When I was a kid and we would go out to dinner, my dad would often pay using a credit card.
The server would come over with an awkward, clunky device, put the credit card in it, and scan the card. By scan, I mean make an impression of the numbers on a piece of paper with a carbon receipt which he would then sign and each party would get a copy. There were no wires, no electronic transmissions of data, and no internet connections to worry about.
In those days, the storing, processing, and transmitting of credit card data was very much an analog process.
Along came magnetic strips, online shopping, and now chipped cards.
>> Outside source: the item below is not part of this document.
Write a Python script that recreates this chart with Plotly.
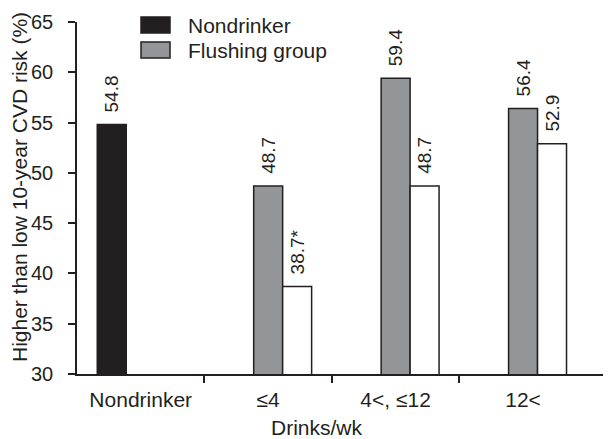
import plotly.graph_objects as go

# ---- data ----
categories = ["Nondrinker", "\u22644", "4<, \u226412", "12<"]
nondrinker_values = [54.8]
flushing_values = [48.7, 59.4, 56.4]
nonflushing_values = [38.7, 48.7, 52.9]
nonflushing_marks = ["*", "", ""]
y_ticks = [30, 35, 40, 45, 50, 55, 60, 65]

INK = "#231f20"
GRAY = "#939598"
FONT = "Liberation Sans, Arial, sans-serif"

# the page body adds an 8px margin; size the figure to fill the rest
OFF = 8
W, H = 611 - OFF, 439 - OFF
L, R, T, B = 77 - OFF, 0, 22 - OFF, 65
pw, ph = W - L - R, H - T - B

def px(x):  # reference-picture pixel -> paper coordinate
    return (x - OFF - L) / pw

def py(y):
    return 1 - (y - OFF - T) / ph

PAD = "\u00a0\u2009"  # small gap between bar top and its label

def labels(values, marks=None):
    marks = marks or [""] * len(values)
    return [PAD + f"{v:.1f}" + m for v, m in zip(values, marks)]

xpos = list(range(len(categories)))

fig = go.Figure()
common = dict(marker_line_color=INK, marker_line_width=1.5,
              textposition="outside", textangle=-90, cliponaxis=False,
              constraintext="none",
              textfont=dict(family=FONT, size=19, color=INK),
              showlegend=False)
fig.add_trace(go.Bar(name="Nondrinker", x=xpos[:1], y=nondrinker_values,
                     marker_color=INK, text=labels(nondrinker_values), **common))
fig.add_trace(go.Bar(name="Flushing group", x=xpos[1:], y=flushing_values,
                     marker_color=GRAY, text=labels(flushing_values), **common))
fig.add_trace(go.Bar(name="Nonflushing group", x=xpos[1:], y=nonflushing_values,
                     marker_color="white",
                     text=labels(nonflushing_values, nonflushing_marks), **common))

fig.update_layout(
    width=W, height=H,
    margin=dict(l=L, r=R, t=T, b=B, autoexpand=False),
    paper_bgcolor="white", plot_bgcolor="white",
    barmode="group", bargap=0.318, bargroupgap=0,
    font=dict(family=FONT, color=INK),
    xaxis=dict(range=[-0.5, 3.69], tickmode="array", tickvals=xpos,
               ticktext=categories, ticks="", showgrid=False, zeroline=False,
               showline=True, linecolor=INK, linewidth=1.5,
               tickfont=dict(family=FONT, size=21, color=INK),
               ticklabelstandoff=6,
               minor=dict(tickmode="array", tickvals=[0.5, 1.5, 2.5],
                          ticks="outside", ticklen=7, tickwidth=1.5,
                          tickcolor=INK, showgrid=False)),
    yaxis=dict(range=[30, 65], tickmode="array", tickvals=y_ticks,
               ticks="outside", ticklen=7, tickwidth=1.5, tickcolor=INK,
               showgrid=False, zeroline=False, showline=True,
               linecolor=INK, linewidth=1.5,
               tickfont=dict(family=FONT, size=20, color=INK),
               ticklabelstandoff=11),
)

# axis titles
fig.add_annotation(text="Drinks/wk", xref="paper", yref="paper",
                   x=px(317), y=py(427), xanchor="center", yanchor="middle",
                   showarrow=False, font=dict(family=FONT, size=21, color=INK))
fig.add_annotation(text="Higher than low 10-year CVD risk (%)",
                   xref="paper", yref="paper", x=px(19), y=py(187),
                   xanchor="center", yanchor="middle",
                   textangle=-90, showarrow=False,
                   font=dict(family=FONT, size=21, color=INK))

# legend (boxes + labels)
legend_items = [("Nondrinker", INK, 17, 33), ("Flushing group", GRAY, 42, 58)]
for label, color, y0, y1 in legend_items:
    fig.add_shape(type="rect", xref="paper", yref="paper",
                  x0=px(141), x1=px(170), y0=py(y1), y1=py(y0),
                  fillcolor=color, line=dict(color=INK, width=1.5))
    fig.add_annotation(text=label, xref="paper", yref="paper",
                       x=px(186), y=py((y0 + y1) / 2), xanchor="left",
                       yanchor="middle", showarrow=False,
                       font=dict(family=FONT, size=21, color=INK))

fig.write_html("out.html")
When the credit card industry moved into the digital space, it quickly realized the need to protect itself from digital fraud. Merchants and those responsible for handling the data needed to protect it in the same way they would protect physical currency.
Then, like now, there was a lack of cybersecurity expertise; credit card handlers knew they had to protect the data, but they didn’t necessarily know how.
The major credit card companies had a vested interest in helping companies protect the data, and so each developed their own security standards.
While a good first step, this wasn’t so good for anyone having to navigate multiple, different standards for each credit card company. In order to standardize and ease this burden, the Payment Card Industry Security Standards Council (PCI SSC) was formed in 2004, and the various policies were aligned to the Data Security Standards – PCI DSS.
Depending on the number of transactions and the amount of money processed, a merchant can become certified either by having a Qualified Security Assessor (QSA) validate that required controls are in place or by completing a (Read more...)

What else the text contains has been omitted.